Expectations: the greatest cause of frustration



In life, you are never disappointed by what you find. You are disappointed by what you expected to find. Unmet expectations are the cause of most frustration.

But sometimes, those expectations are invalid. We need to recognize whether our expectations are fair.

Expectations come from a variety of places: school, church, TV/movies, family, friends, etc. Your expectations might be unspoken, and you might have no awareness of them until they are unmet—and by that point, anger or disappointment have moved in.

Remember: Your anger and disappointment are unwarranted if the expectations were not valid in the first place. So what makes an expectation valid?

A valid expectation has four traits (which form the acronym CARS):

C – Conscious: There’s an awareness of the expectation by the other party.

A – Agreed Upon: Both parties agree to the expectation.

R – Realistic: The people involved have the ability and a willingness to do it.

S – Spoken: There has been a clear expression of the expectation.


Unrealistic expectations cause confusion in workplaces, families, neighborhoods, and churches. The violation of expectations can lead to divorces, failed businesses, family tension, and broken relationships.

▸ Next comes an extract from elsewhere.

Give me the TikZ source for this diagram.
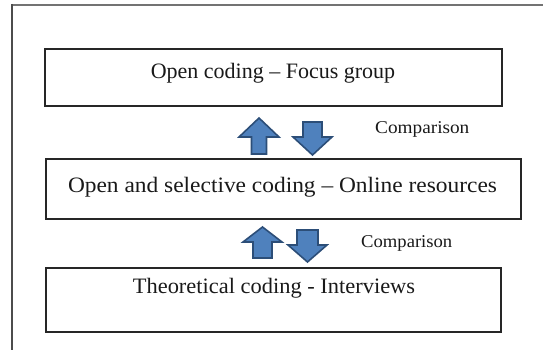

Certain events seem fraught with expectations, including holidays, vacations, family functions, date nights, birthdays, household chores, and weddings.

Think about what you expect from the people around you. Use the list to go through your expectations and decide whether they are valid or invalid. Does everyone know what you expect and have the ability to do what you expect? Have you asked them clearly to do what you expect?

Albert Einstein said that the most incomprehensible aspect about the universe is that it is comprehensible. I believe that is also true about relationships. Many problems in relationships are preventable if we take the time to understand and manage our expectations. Unspoken agreements or expectations have the greatest potential to cause trouble.

I believe you can prevent half of the drama in relationships is by bringing those expectations to the light.

Exercise: Go through a recent, simple expectation you had that went unmet, which made you upset or frustrated. Maybe you didn’t get a birthday card, or someone didn’t return your text, or someone forgot to take out the trash. Ask yourself …

Conscious – Are you aware that you had the expectation?

Agreed Upon – Did the other person to the expectation?

Realistic – Was your expectation reasonable? What evidence did you have that this person could or would do this?

Spoken – Did you clearly express the expectation—or did you just think “they should’ve known”? Note: The words “They should know” come from the pit of hell. Nothing destroys a relationship quicker than the mindset that the people in your life should already know what you believe, think, or feel without you informing them.


Exercise: Use a partner to practice saying these statements, which can help you clarify expectations and assumptions:

· “I’d like to clarify an expectation I have of you. Is this a valid expectation?”

· “I expect … because…. Can we agree to that?”

· “Can I check out an assumption I have of you? Is this true?”


Some examples of these statements in real life:


· “I’d like to clarify an expectation I have of you. I expect you to call me on my birthday and get me a gift or at least a card. Is this a valid expectation?”

· “I expect you to fill up my tank when you borrow my car, because I would do that for you. Can we agree to that?”

· “Can I check out an assumption I have of you? I’m assuming that you didn’t respond to my text because of the argument we had … is this true?”